Plan $250–$350 per night for a mid-range summer hotel, restaurant entrées at $30–$50, a beer at $10–$15, and a Flybus transfer at 3,999 ISK / ~$32 one-way (flybus.is, May 2026). A realistic mid-range three-day Reykjavik trip lands around $250–$350 per person per day excluding flights, with day trips and geothermal entry on top. Iceland is one of Europe's most expensive countries — Bæjarins Beztu hot dogs and a Vesturbæjarlaug soak are the meaningful cheap anchors.
Do I need a rental car in Reykjavik?
Not for the city itself. Downtown Reykjavik is walkable — Hallgrímskirkja, Harpa, Sun Voyager, and Laugavegur are all within a 20-minute walk of each other. You only need a car for day trips out of town: the Golden Circle, the South Coast, the Reykjanes peninsula, the Sky Lagoon, and the Blue Lagoon. The clean move is to skip the rental on city days and pick up a car at KEF for the morning of your day trip.
How do I get from Keflavik airport to Reykjavik?

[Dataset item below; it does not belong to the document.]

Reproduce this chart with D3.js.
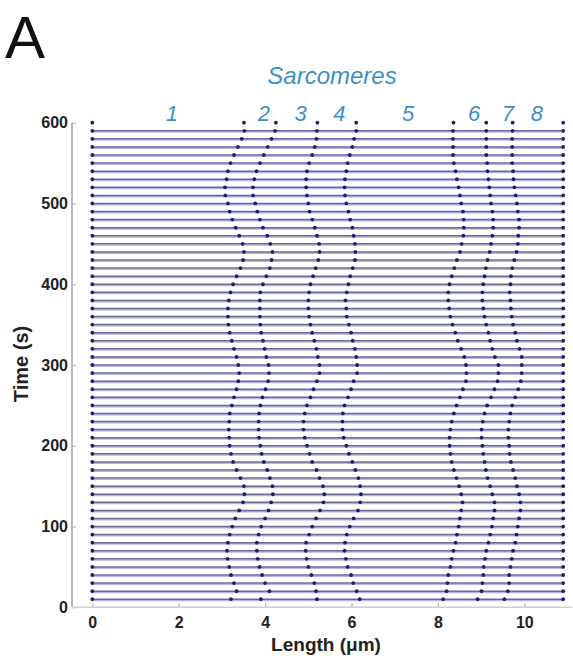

The Flybus coach is the standard option: ~45 minutes to BSÍ central bus station, 3,999 ISK / ~$32 one-way, synchronized to every arriving flight (flybus.is, May 2026). The Strætó 55 bus is cheaper at ~2,400 ISK / ~$20 and runs roughly hourly, but takes ~73 minutes and drops at Kjóavellir ~150 m from the terminal. Taxis are very expensive (20,000+ ISK / ~$165 one-way) and locals advise against them unless you're splitting between 3–4 people.